A three-day jury trial was held. At the trial, the court conducted a charge

conference. Defendant proposed a Mockler3 jury instruction. Plaintiffs' counsel

objected, expressing concern about the wording of the instruction and whether

an expert was needed to establish the road conditions. After hearing argument,

the judge overruled the objection and determined the instruction was

appropriate, reasoning "three-quarters of the second paragraph, [came] from the

Mockler decision at page 587." Defendant did not object to plaintiffs proposed

jury instruction based on Dolson v. Anastasia, 55 N.J. 2 (1969).

The court determined both jury charges were appropriate based on the

facts of the case. Accordingly, the verdict sheet was revised to include language

that the jury should cease deliberations if defendant was found not negligent for

causing the accident.

The court gave the Mockler jury instruction, stating:

Defendant denies that he violated this section of the motor vehicle laws, and makes the following contention

2 During the trial, plaintiffs stipulated to the voluntary dismissal of Pandolfo. However, the record on appeal does not contain a stipulation of dismissal. 3 Mockler v. Russman, 102 N.J. Super. 582 (App. Div. 1968).

A-3387-22 4 regarding the operation of . . . his motor vehicle: That defendant maintains that at the time of the accident, the condition of the road was such that he could not be held responsible for or at fault for the accident.

It is a common knowledge that the sudden and unexpected skidding of an automobile is one of the natural hazards of driving on slippery roads, and that it may befall even the most cautious of drivers. If such a driver is operating his car as would a reasonably prudent person under the circumstances, he is not to be held negligent merely because his car skidded, resulting in damage or injury to another. However, skidding may be evidence of negligence if it appears that it was caused by the failure of the driver to take reasonable precautions to avoid it when conditions of which he knew or should have known made such a result probable in the absence of such precautions.
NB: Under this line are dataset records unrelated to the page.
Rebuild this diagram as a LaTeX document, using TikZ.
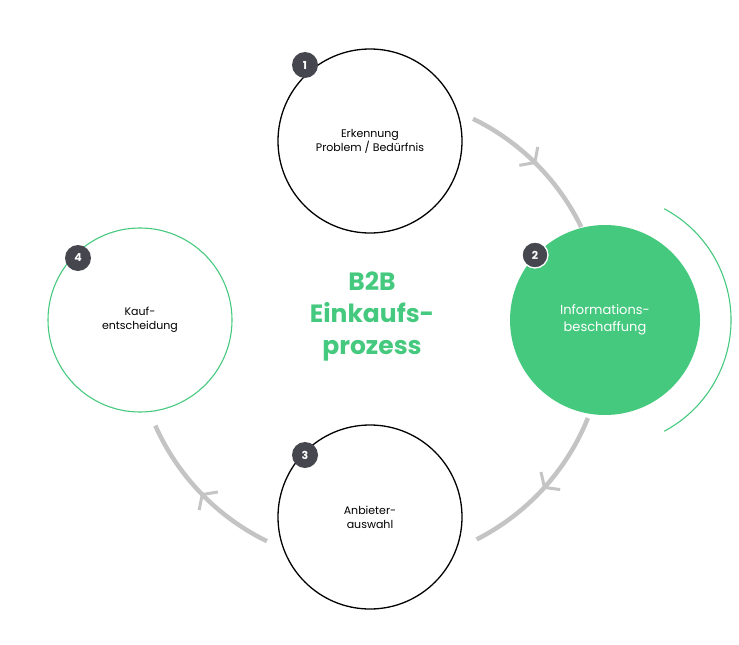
\documentclass[tikz,border=0pt]{standalone}
\usepackage{fontspec}
\setmainfont{Poppins}
\usetikzlibrary{arrows.meta,decorations.markings,calc}
\definecolor{einkgreen}{HTML}{45C97E}
\definecolor{badgegray}{HTML}{45464E}
\definecolor{arcgray}{HTML}{C4C4C4}
\tikzset{
  phase/.style={circle, minimum size=184pt, draw=black, line width=1.3pt, align=center, font=\fontsize{11}{14}\selectfont},
  badge/.style={circle, fill=badgegray, minimum size=26pt, inner sep=0pt, text=white, font=\bfseries\fontsize{11}{11}\selectfont},
  flow/.style={arcgray, line width=4.5pt, postaction={decorate}, decoration={markings,
      mark=at position 0.5 with {\arrow[arcgray, line width=3pt]{Straight Barb[length=9pt, width=26pt]}}}}
}
\begin{document}
\begin{tikzpicture}[x=1pt, y=-1pt]
    \useasboundingbox (0,0) rectangle (739,645);
    \coordinate (mid) at (370,330);
    % connecting arcs
    \draw [flow] ($(mid)+(-64:235)$) arc [start angle=-64, end angle=-26, radius=235];
    \draw [flow] ($(mid)+(22:235)$) arc [start angle=22, end angle=63, radius=235];
    \draw [flow] ($(mid)+(116:235)$) arc [start angle=116, end angle=156, radius=235];
    % phases
    \node [phase] (s1) at (370,141) {Erkennung\\Problem / Bedürfnis};
    \node [phase, fill=einkgreen, draw=none, text=white, minimum size=190pt, font=\fontsize{13}{17}\selectfont] (s2) at (605,320) {Informations-\\beschaffung};
    \node [phase] (s3) at (370,517) {Anbieter-\\auswahl};
    \node [phase, draw=einkgreen, line width=1.1pt] (s4) at (140,320) {Kauf-\\entscheidung};
    \draw [einkgreen, line width=1.1pt] ($(s2.center)+(-62:126)$) arc [start angle=-62, end angle=62, radius=126];
    % badges
    \node [badge] (b1) at (305,65) {1};
    \node [badge, draw=white, line width=1.3pt] (b2) at (535,255) {2};
    \node [badge] (b3) at (305,455) {3};
    \node [badge] (b4) at (78,258) {4};
    % title
    \node [einkgreen, align=center, font=\bfseries\fontsize{25}{32}\selectfont] (title) at (372,316) {B2B\\Einkaufs-\\prozess};
\end{tikzpicture}
\end{document}
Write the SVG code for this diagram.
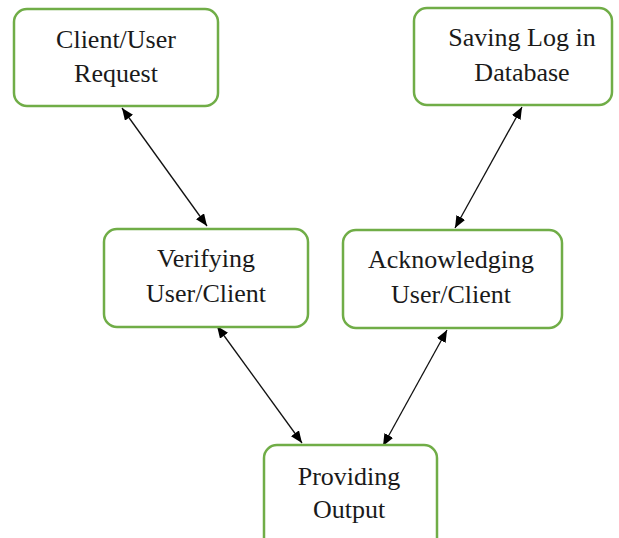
<svg xmlns="http://www.w3.org/2000/svg" width="619" height="538" viewBox="0 0 619 538">
  <defs>
    <marker id="head" viewBox="0 0 12 10" refX="12" refY="5" markerWidth="12" markerHeight="10" markerUnits="userSpaceOnUse" orient="auto-start-reverse">
      <path d="M0,0 L12,5 L0,10 z" fill="#000"/>
    </marker>
    <style>
      .box { fill: #fff; stroke: #70AD47; stroke-width: 2.5; }
      .label { font-family: "Liberation Serif", "Times New Roman", serif; font-size: 26px; fill: #1a1a1a; text-anchor: middle; }
      .link { stroke: #111; stroke-width: 1.3; fill: none; marker-start: url(#head); marker-end: url(#head); }
    </style>
  </defs>
  <rect width="619" height="538" fill="#fff"/>

  <g id="connectors">
    <line class="link" x1="122" y1="108" x2="207" y2="226"/>
    <line class="link" x1="522" y1="107" x2="455" y2="228"/>
    <line class="link" x1="217" y1="326" x2="302" y2="443"/>
    <line class="link" x1="447" y1="330" x2="383" y2="446"/>
  </g>

  <g id="client-request">
    <rect class="box" x="14" y="9" width="204" height="97" rx="13"/>
    <text class="label" x="116" y="48">Client/User</text>
    <text class="label" x="116" y="82">Request</text>
  </g>

  <g id="saving-log">
    <rect class="box" x="414" y="8" width="198" height="97" rx="13"/>
    <text class="label" x="522" y="46">Saving Log in</text>
    <text class="label" x="522" y="81">Database</text>
  </g>

  <g id="verifying">
    <rect class="box" x="104" y="229" width="204" height="98" rx="13"/>
    <text class="label" x="206" y="267">Verifying</text>
    <text class="label" x="206" y="302">User/Client</text>
  </g>

  <g id="acknowledging">
    <rect class="box" x="343" y="230" width="219" height="98" rx="13"/>
    <text class="label" x="451" y="268">Acknowledging</text>
    <text class="label" x="451" y="303">User/Client</text>
  </g>

  <g id="providing-output">
    <rect class="box" x="264" y="445" width="173" height="110" rx="13"/>
    <text class="label" x="349" y="485">Providing</text>
    <text class="label" x="349" y="518">Output</text>
  </g>
</svg>
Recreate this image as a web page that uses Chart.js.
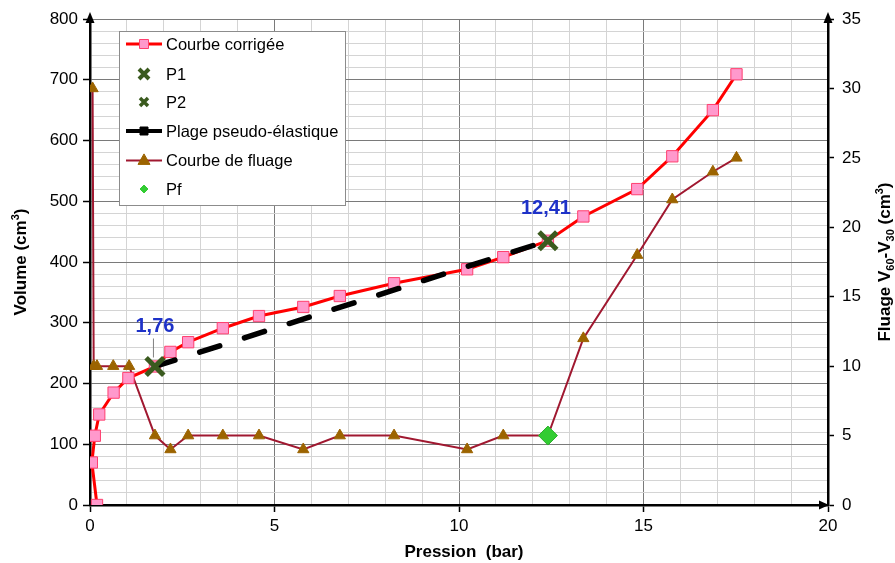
<!DOCTYPE html>
<html>
<head>
<meta charset="utf-8">
<script src="https://cdn.jsdelivr.net/npm/chart.js@4.4.1/dist/chart.umd.min.js"></script>
<style>
  html, body { margin: 0; padding: 0; background: #fff; }
  #wrap { width: 895px; height: 563px; }
</style>
</head>
<body>
<div id="wrap"><canvas id="c" width="895" height="563"></canvas></div>
<script>
// Courbe corrigée : pression (bar) / volume (cm³)
const pressionCorrigee = [0.19, 0.05, 0.13, 0.25, 0.64, 1.04, 1.76, 2.18, 2.66, 3.6, 4.58, 5.78, 6.77, 8.24, 10.22, 11.2, 12.41, 13.37, 14.83, 15.78, 16.88, 17.52];
const volumeCorrige    = [0, 70, 114, 149, 185, 209, 228, 252, 268, 291, 311, 326, 344, 365, 388, 408, 435, 475, 520, 574, 650, 709];

// Courbe de fluage : pression (bar) / V60-V30 (cm³)
const pressionFluage = [0.07, 0.1, 0.19, 0.63, 1.06, 1.76, 2.18, 2.66, 3.6, 4.58, 5.78, 6.77, 8.24, 10.22, 11.2, 12.41, 13.37, 14.83, 15.78, 16.88, 17.52];
const fluageV60V30   = [30, 10, 10, 10, 10, 5, 4, 5, 5, 5, 4, 5, 5, 4, 5, 5, 12, 18, 22, 24, 25];

// Points remarquables
const pressionP1 = 1.76,  volumeP1 = 228;
const pressionP2 = 12.41, volumeP2 = 435;
const pressionPf = 12.41, fluagePf = 5;

// Axes
const xTicksMajor = [0, 5, 10, 15, 20];
const yLeftMax = 800, yRightMax = 35;

const FONT = '"Liberation Sans", Arial, sans-serif';

const toXY = (xs, ys) => xs.map((x, i) => ({ x, y: ys[i] }));

const C = {
  red: '#ff0000',
  pinkFill: '#ff99cc',
  pinkEdge: '#ff3f6f',
  fluageLine: '#a01830',
  triangle: '#9c6400',
  green: '#3a5a1e',
  pf: '#33cc33',
  blue: '#1e32c8'
};

const datasets = [
  {
    label: 'Pf', yAxisID: 'y1', order: 0,
    data: [{ x: pressionPf, y: fluagePf }],
    showLine: false, pointStyle: 'rectRot', pointRadius: 9.5,
    backgroundColor: C.pf, borderColor: '#2bb02b', borderWidth: 1
  },
  {
    label: 'P2', yAxisID: 'y', order: 1,
    data: [{ x: pressionP2, y: volumeP2 }],
    showLine: false, pointStyle: 'crossRot', pointRadius: 12.5,
    borderColor: C.green, borderWidth: 5
  },
  {
    label: 'P1', yAxisID: 'y', order: 2,
    data: [{ x: pressionP1, y: volumeP1 }],
    showLine: false, pointStyle: 'crossRot', pointRadius: 12.5,
    borderColor: C.green, borderWidth: 5
  },
  {
    label: 'Plage pseudo-élastique', yAxisID: 'y', order: 3,
    data: [{ x: pressionP1, y: volumeP1 }, { x: pressionP2, y: volumeP2 }],
    showLine: true, borderColor: '#000', borderWidth: 5.5,
    borderDash: [21, 26], borderCapStyle: 'round',
    pointRadius: 0, tension: 0
  },
  {
    label: 'Courbe corrigée', yAxisID: 'y', order: 4,
    data: toXY(pressionCorrigee, volumeCorrige),
    showLine: true, borderColor: C.red, borderWidth: 3, tension: 0,
    pointStyle: 'rect', pointRadius: 8,
    pointBackgroundColor: C.pinkFill, pointBorderColor: C.pinkEdge, pointBorderWidth: 1
  },
  {
    label: 'Courbe de fluage', yAxisID: 'y1', order: 5,
    data: toXY(pressionFluage, fluageV60V30),
    showLine: true, borderColor: C.fluageLine, borderWidth: 2, tension: 0,
    pointStyle: 'triangle', pointRadius: 6.5,
    pointBackgroundColor: C.triangle, pointBorderColor: C.triangle, pointBorderWidth: 1
  }
];

const isMajorX = v => xTicksMajor.includes(v);
const isMajorY = v => v % 100 === 0;

// Small shape helpers for the legend symbols
function shape(ctx, type, x, y, s, fill, stroke, lw) {
  ctx.save();
  ctx.beginPath();
  if (type === 'rect') {
    ctx.rect(x - s, y - s, 2 * s, 2 * s);
  } else if (type === 'tri') {
    ctx.moveTo(x, y - s * 1.1);
    ctx.lineTo(x + s, y + s * 0.65);
    ctx.lineTo(x - s, y + s * 0.65);
    ctx.closePath();
  } else if (type === 'diamond') {
    ctx.moveTo(x, y - s); ctx.lineTo(x + s, y); ctx.lineTo(x, y + s); ctx.lineTo(x - s, y);
    ctx.closePath();
  } else if (type === 'cross') {
    ctx.moveTo(x - s, y - s); ctx.lineTo(x + s, y + s);
    ctx.moveTo(x + s, y - s); ctx.lineTo(x - s, y + s);
  }
  if (fill && type !== 'cross') { ctx.fillStyle = fill; ctx.fill(); }
  if (stroke) { ctx.strokeStyle = stroke; ctx.lineWidth = lw; ctx.stroke(); }
  ctx.restore();
}

function richText(ctx, parts, cx, cy, rotate) {
  ctx.save();
  ctx.translate(cx, cy);
  if (rotate) ctx.rotate(-Math.PI / 2);
  let total = 0;
  parts.forEach(p => {
    ctx.font = `bold ${p.size}px ${FONT}`;
    p.w = ctx.measureText(p.t).width;
    total += p.w;
  });
  let x = -total / 2;
  ctx.fillStyle = '#000';
  ctx.textAlign = 'left';
  ctx.textBaseline = 'alphabetic';
  parts.forEach(p => {
    ctx.font = `bold ${p.size}px ${FONT}`;
    ctx.fillText(p.t, x, 6 + (p.dy || 0));
    x += p.w;
  });
  ctx.restore();
}

const decor = {
  id: 'decor',
  afterDraw(chart) {
    const { ctx, chartArea: a, scales } = chart;
    const xs = scales.x, yl = scales.y;

    // Axis arrow heads
    ctx.save();
    ctx.fillStyle = '#000';
    const arrowUp = (x, y) => { ctx.beginPath(); ctx.moveTo(x, y - 7); ctx.lineTo(x + 4.5, y + 4); ctx.lineTo(x - 4.5, y + 4); ctx.closePath(); ctx.fill(); };
    arrowUp(a.left, a.top);
    arrowUp(a.right, a.top);
    ctx.beginPath(); ctx.moveTo(a.right + 1, a.bottom); ctx.lineTo(a.right - 9, a.bottom - 4.5); ctx.lineTo(a.right - 9, a.bottom + 4.5); ctx.closePath(); ctx.fill();
    ctx.restore();

    // Value labels for P1 and P2
    const p1x = xs.getPixelForValue(pressionP1), p1y = yl.getPixelForValue(volumeP1);
    const p2x = xs.getPixelForValue(pressionP2), p2y = yl.getPixelForValue(volumeP2);
    ctx.save();
    ctx.strokeStyle = '#808080'; ctx.lineWidth = 1;
    ctx.beginPath(); ctx.moveTo(p1x - 1.5, p1y - 28); ctx.lineTo(p1x - 1.5, p1y - 9); ctx.stroke();
    ctx.fillStyle = C.blue;
    ctx.font = `bold 20px ${FONT}`;
    ctx.textAlign = 'center'; ctx.textBaseline = 'middle';
    ctx.fillText('1,76', p1x, p1y - 40);
    ctx.fillText('12,41', p2x - 2, p2y - 32);
    ctx.restore();

    // Axis titles
    richText(ctx, [{ t: 'Pression  (bar)', size: 17 }], (a.left + a.right) / 2 + 5, 551, false);
    richText(ctx, [{ t: 'Volume (cm', size: 17 }, { t: '3', size: 11, dy: -7 }, { t: ')', size: 17 }], 20, (a.top + a.bottom) / 2, true);
    richText(ctx, [
      { t: 'Fluage V', size: 17 }, { t: '60', size: 11, dy: 4 },
      { t: '-V', size: 17 }, { t: '30', size: 11, dy: 4 },
      { t: ' (cm', size: 17 }, { t: '3', size: 11, dy: -7 }, { t: ')', size: 17 }
    ], 884, (a.top + a.bottom) / 2, true);

    // Legend box
    const L = { x: 119, y: 31, w: 226, h: 174 };
    ctx.save();
    ctx.fillStyle = '#fff';
    ctx.fillRect(L.x, L.y, L.w, L.h);
    ctx.strokeStyle = '#8c8c8c'; ctx.lineWidth = 1;
    ctx.strokeRect(L.x + 0.5, L.y + 0.5, L.w, L.h);
    const rows = [44, 74, 102, 131, 160.5, 189];
    const sx = 144, tx = 166;
    const line = (y, col, w) => { ctx.beginPath(); ctx.moveTo(126, y); ctx.lineTo(162, y); ctx.strokeStyle = col; ctx.lineWidth = w; ctx.stroke(); };
    line(rows[0], C.red, 3);
    shape(ctx, 'rect', sx, rows[0], 4.5, C.pinkFill, C.pinkEdge, 1);
    shape(ctx, 'cross', sx, rows[1], 5, null, C.green, 4);
    shape(ctx, 'cross', sx, rows[2], 4, null, C.green, 3.5);
    line(rows[3], '#000', 4);
    shape(ctx, 'rect', sx, rows[3], 4, '#000', '#000', 1);
    line(rows[4], C.fluageLine, 2);
    shape(ctx, 'tri', sx, rows[4], 6, C.triangle, C.triangle, 1);
    shape(ctx, 'diamond', sx, rows[5], 4, C.pf, C.pf, 1);
    const names = ['Courbe corrigée', 'P1', 'P2', 'Plage pseudo-élastique', 'Courbe de fluage', 'Pf'];
    ctx.fillStyle = '#000';
    ctx.font = `16.5px ${FONT}`;
    ctx.textAlign = 'left'; ctx.textBaseline = 'middle';
    names.forEach((n, i) => ctx.fillText(n, tx, rows[i] + 1));
    ctx.restore();
  }
};

new Chart(document.getElementById('c'), {
  type: 'scatter',
  data: { datasets },
  options: {
    responsive: false,
    animation: false,
    devicePixelRatio: 1,
    layout: { padding: { top: 19, left: 0, right: 0, bottom: 0 } },
    plugins: { legend: { display: false }, tooltip: { enabled: false } },
    scales: {
      x: {
        type: 'linear', min: 0, max: 20,
        afterFit: s => { s.height = 58; },
        ticks: {
          stepSize: 1, autoSkip: false, maxRotation: 0, padding: 4,
          color: '#000', font: { family: FONT, size: 17 },
          callback: v => (isMajorX(v) ? String(v) : '')
        },
        grid: {
          color: c => (c.tick && isMajorX(c.tick.value) ? '#7a7a7a' : '#d4d4d4'),
          lineWidth: 1,
          tickLength: 7,
          tickWidth: 1.5,
          tickColor: c => (c.tick && isMajorX(c.tick.value) ? '#000' : 'rgba(0,0,0,0)')
        },
        border: { color: '#000', width: 2.5 }
      },
      y: {
        type: 'linear', position: 'left', min: 0, max: yLeftMax,
        afterFit: s => { s.width = 90; },
        ticks: {
          stepSize: 20, autoSkip: false, padding: 5,
          color: '#000', font: { family: FONT, size: 17 },
          callback: v => (isMajorY(v) ? String(v) : '')
        },
        grid: {
          color: c => (c.tick && isMajorY(c.tick.value) ? '#7a7a7a' : '#d4d4d4'),
          lineWidth: 1,
          tickLength: 7,
          tickWidth: 1.5,
          tickColor: c => (c.tick && isMajorY(c.tick.value) ? '#000' : 'rgba(0,0,0,0)')
        },
        border: { color: '#000', width: 2.5 }
      },
      y1: {
        type: 'linear', position: 'right', min: 0, max: yRightMax,
        afterFit: s => { s.width = 67; },
        ticks: {
          stepSize: 5, padding: 8,
          color: '#000', font: { family: FONT, size: 17 }
        },
        grid: { drawOnChartArea: false, tickLength: 6, tickWidth: 1.5, tickColor: '#000' },
        border: { color: '#000', width: 2.5 }
      }
    }
  },
  plugins: [decor]
});
</script>
</body>
</html>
There was no objection from plaintiffs' counsel. Following deliberations, on

February 16, 2023, the jury returned a no cause verdict in favor of defendant.

Plaintiffs moved for a new trial, asserting the verdict was against the

weight of the evidence, which was denied on June 15, 2023. The parties did not

provide a copy of the transcript of that hearing.

II.

On appeal, plaintiffs raise two arguments. Plaintiffs first argue the jury

verdict should be set aside because the verdict is against the weight of the

evidence, should shock the conscience of the court, and is a manifest injustice.

A-3387-22 5 Plaintiffs next argue the trial court erred in charging the jury with a Mockler

instruction because it was not applicable to the facts of this case.

A. Jury Verdict.

"The standard of review on appeal from decisions on motions for a new

trial is the same as that governing the trial judge—whether there was a

miscarriage of justice under the law." Risko v. Thompson Muller Auto. Grp.,

Inc., 206 N.J. 506, 522 (2011); see also Hayes v. Delamotte, 231 N.J. 373, 386,

(2018); R. 2:10-1. "[A] 'miscarriage of justice' can arise when there is a

'manifest lack of inherently credible evidence to support the finding,' when there

has been an 'obvious overlooking or under-valuation of crucial evidence,' or

when the case culminates in 'a clearly unjust result.'" Hayes, 231 N.J. at 386

(quoting Risko, 206 N.J. at 521-22).

"A jury verdict is entitled to considerable deference." Dutton v. Rando,

458 N.J. Super. 213, 231 (App. Div. 2019) (quoting Risko, 206 N.J. at 521).